The bicenter bit worked well, and we reached the target depth of about 271 mbsf. After circulating a mud pill (about 20 barrels of mud) to help clean cuttings out of the hole, a wiper trip was conducted (raising the bit up and down in the newly drilled portion of the hole to make sure the walls of the hole are stable). Then a 16” casing string was assembled and deployed followed by similar procedures to install 10-3/4” casing in a newly drilled 14-3/4” section of the hole. The 14-3/4” hole reached 107.1 m into basement or 369.5 mbsf; however, a wiper trip before pulling out of the hole indicated the presence of an interval of rapid drilling penetration rate that would be the cause of some trouble ahead of us.
We reentered one of the holes (Hole 1301A) with a 360.4 m-long string of 10-3/4 inch casing (about 98.4 m into basement) until about 4m above where the casing hanger would land in the reentry cone. After we halted circulating to install the cementing manifold before landing the casing, we could not lower the casing. We suspected that rocks falling out of the fast drilling interval were causing the problems and after several attempts to lower the casing, we decided to recover the casing string. An attempt to deploy a shorter casing string (273.3 m-long) was then successful and we therefore made Hole 1301A the shallow basement-monitoring hole.
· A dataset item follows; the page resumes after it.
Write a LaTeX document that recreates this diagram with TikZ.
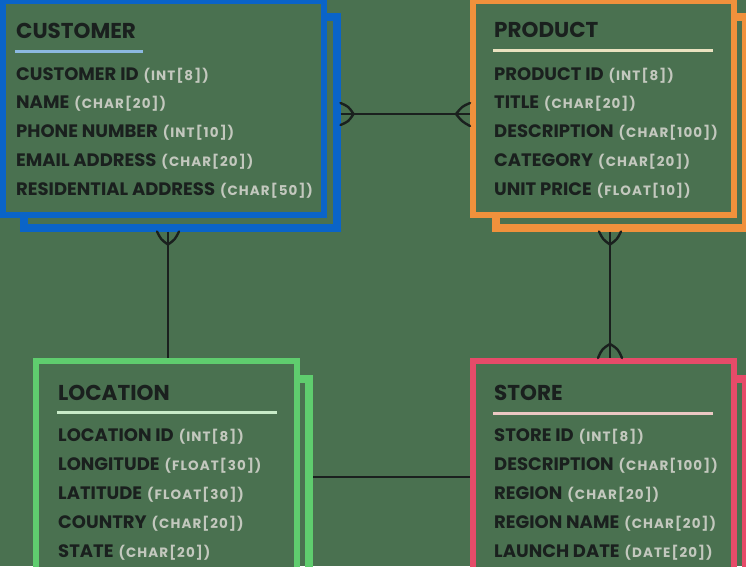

We are currently drilling and casing Hole 1301B (47° 45.2276‘ N, 127° 45.8269’ W; water depth: 2666.5 mbrf (meters below rig floor)) with the intentions of making this location the deep basement monitoring hole. We have successfully deployed 20” and 16” casing strings to 268.5 mbsf (2 m into basement) and we will continue drilling until the 10-3/4” casing is in place. Coring and logging operations will then follow prior to the CORK installations.